Data shown →
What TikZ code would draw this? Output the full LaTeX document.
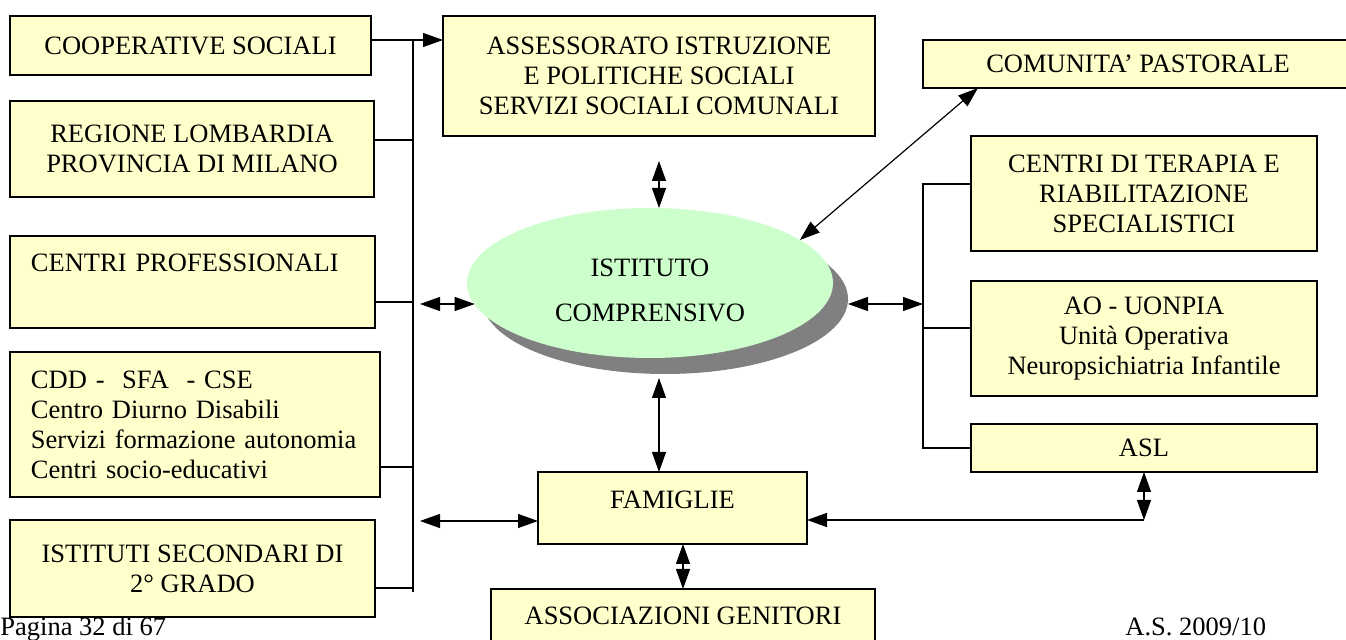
\documentclass[tikz,border=0pt]{standalone}
\usepackage{fontspec}
\setmainfont{Liberation Serif}
\usetikzlibrary{arrows.meta,shapes.geometric,shadows}
\definecolor{boxyellow}{HTML}{FFFFCC}
\definecolor{ellgreen}{HTML}{CCFFCC}
\tikzset{
    >={Triangle[length=10pt,width=7pt]},
    ente/.style={
        rectangle,
        draw=black, line width=0.6pt,
        fill=boxyellow,
        align=center,
        outer sep=0pt,
        font=\fontsize{13.25pt}{15pt}\selectfont
    },
    istituto/.style={
        ellipse,
        fill=ellgreen,
        minimum width=183pt,
        minimum height=75pt,
        align=center,
        outer sep=0pt,
        drop shadow={shadow xshift=7.5pt, shadow yshift=-8pt, fill=gray, opacity=1},
        font=\fontsize{13.25pt}{22.5pt}\selectfont
    },
    link/.style={draw, line width=0.6pt},
    pagetext/.style={
        anchor=base west,
        inner sep=0pt,
        font=\fontsize{13.25pt}{15pt}\selectfont
    }
}

\begin{document}
\begin{tikzpicture}[x=0.5pt, y=-0.5pt]
\useasboundingbox (0,0) rectangle (1346,640);

% enti a sinistra
\node[ente, minimum width=180.5pt, minimum height=29.5pt] (coop) at (190.5,45.5) {COOPERATIVE SOCIALI};
\node[ente, minimum width=182pt, minimum height=48pt] (regione) at (192,149) {REGIONE LOMBARDIA\\PROVINCIA DI MILANO};
\node[ente, minimum width=182.5pt, minimum height=46pt, text width=161.5pt, align=left, text depth=19pt] (centriprof) at (192.5,282) {CENTRI PROFESSIONALI};
\node[ente, minimum width=185pt, minimum height=72.5pt, text width=164pt, align=left] (cdd) at (195,424.5) {CDD -\ \ SFA\ \ - CSE\\Centro Diurno Disabili\\Servizi formazione autonomia\\Centri socio-educativi};
\node[ente, minimum width=182.5pt, minimum height=48.5pt] (istsec) at (192.5,568.5) {ISTITUTI SECONDARI DI\\2° GRADO};

% centro
\node[ente, minimum width=216pt, minimum height=60pt] (assess) at (659,76) {ASSESSORATO ISTRUZIONE\\E POLITICHE SOCIALI\\SERVIZI SOCIALI COMUNALI};
\node[istituto] (ist) at (650,283) {\rule{0pt}{15.8pt}ISTITUTO\\COMPRENSIVO};
\node[ente, minimum width=134.5pt, minimum height=36pt, text depth=8pt] (famiglie) at (672.5,508) {FAMIGLIE};
\node[ente, minimum width=192pt, minimum height=27pt] (assoc) at (683,616) {ASSOCIAZIONI GENITORI};

% enti a destra
\node[ente, minimum width=215pt, minimum height=24pt] (comunita) at (1138,64) {COMUNITA’ PASTORALE};
\node[ente, minimum width=173pt, minimum height=57.5pt] (centriter) at (1144,193.5) {CENTRI DI TERAPIA E\\RIABILITAZIONE\\SPECIALISTICI};
\node[ente, minimum width=173pt, minimum height=57.5pt] (ao) at (1144,338.5) {AO - UONPIA\\Unità Operativa\\Neuropsichiatria Infantile};
\node[ente, minimum width=173pt, minimum height=24pt] (asl) at (1144,448) {ASL};

\node[pagetext] (pagina) at (0,636) {Pagina 32 di 67};
\node[pagetext] (anno) at (1125,636) {A.S. 2009/10};

\coordinate (lbtop) at (413,40);
\coordinate (lbbot) at (413,592);
\coordinate (lprof) at (420,304);
\coordinate (lfam) at (420,521);
\coordinate (rbtop) at (923,184);
\coordinate (rbist) at (923,304);
\coordinate (rbbot) at (923,448);
\coordinate (aslc) at (asl.south |- 0,520);

% collegamenti
\draw[link] (lbtop) -- (lbbot);
\draw[link,->] (coop.east |- lbtop) -- (assess.west |- lbtop);
\foreach \n/\y in {regione/140, centriprof/302, cdd/467, istsec/588}
    \draw[link] (\n.east |- 0,\y) -- (lbtop |- 0,\y);
\draw[link,<->] (lprof) -- (lprof -| ist.187);
\draw[link,<->] (lfam) -- (lfam -| famiglie.west);
\draw[link,<->] ([yshift=-12.5pt]assess.south) -- (assess.south |- ist.north);
\draw[link,<->] (assess.south |- 0,378) -- (assess.south |- famiglie.north);
\draw[link,<->] (famiglie.south -| assoc.north) -- (assoc.north);
\draw[link,<->] (ist.16) -- ([xshift=27.5pt]comunita.south west);
\draw[link,<->, shorten >=7.5pt] (rbist) -- (rbist -| ist.east);
\draw[link] (centriter.west |- rbtop) -- (rbtop) -- (rbbot) -- (asl.west);
\draw[link] (rbtop |- 0,328) -- (ao.west |- 0,328);
\draw[link,<->] (asl.south) -- (aslc);
\draw[link,->] (aslc) -- (aslc -| famiglie.east);
\end{tikzpicture}
\end{document}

Problem description →
Return the material line for line, from its beginning to the line that contains "width=182.5pt, minimum height=48.5pt]", with the pictures left out.

Complete response →
What TikZ code would draw this? Output the full LaTeX document.
\documentclass[tikz,border=0pt]{standalone}
\usepackage{fontspec}
\setmainfont{Liberation Serif}
\usetikzlibrary{arrows.meta,shapes.geometric,shadows}
\definecolor{boxyellow}{HTML}{FFFFCC}
\definecolor{ellgreen}{HTML}{CCFFCC}
\tikzset{
    >={Triangle[length=10pt,width=7pt]},
    ente/.style={
        rectangle,
        draw=black, line width=0.6pt,
        fill=boxyellow,
        align=center,
        outer sep=0pt,
        font=\fontsize{13.25pt}{15pt}\selectfont
    },
    istituto/.style={
        ellipse,
        fill=ellgreen,
        minimum width=183pt,
        minimum height=75pt,
        align=center,
        outer sep=0pt,
        drop shadow={shadow xshift=7.5pt, shadow yshift=-8pt, fill=gray, opacity=1},
        font=\fontsize{13.25pt}{22.5pt}\selectfont
    },
    link/.style={draw, line width=0.6pt},
    pagetext/.style={
        anchor=base west,
        inner sep=0pt,
        font=\fontsize{13.25pt}{15pt}\selectfont
    }
}

\begin{document}
\begin{tikzpicture}[x=0.5pt, y=-0.5pt]
\useasboundingbox (0,0) rectangle (1346,640);

% enti a sinistra
\node[ente, minimum width=180.5pt, minimum height=29.5pt] (coop) at (190.5,45.5) {COOPERATIVE SOCIALI};
\node[ente, minimum width=182pt, minimum height=48pt] (regione) at (192,149) {REGIONE LOMBARDIA\\PROVINCIA DI MILANO};
\node[ente, minimum width=182.5pt, minimum height=46pt, text width=161.5pt, align=left, text depth=19pt] (centriprof) at (192.5,282) {CENTRI PROFESSIONALI};
\node[ente, minimum width=185pt, minimum height=72.5pt, text width=164pt, align=left] (cdd) at (195,424.5) {CDD -\ \ SFA\ \ - CSE\\Centro Diurno Disabili\\Servizi formazione autonomia\\Centri socio-educativi};
\node[ente, minimum width=182.5pt, minimum height=48.5pt] (istsec) at (192.5,568.5) {ISTITUTI SECONDARI DI\\2° GRADO};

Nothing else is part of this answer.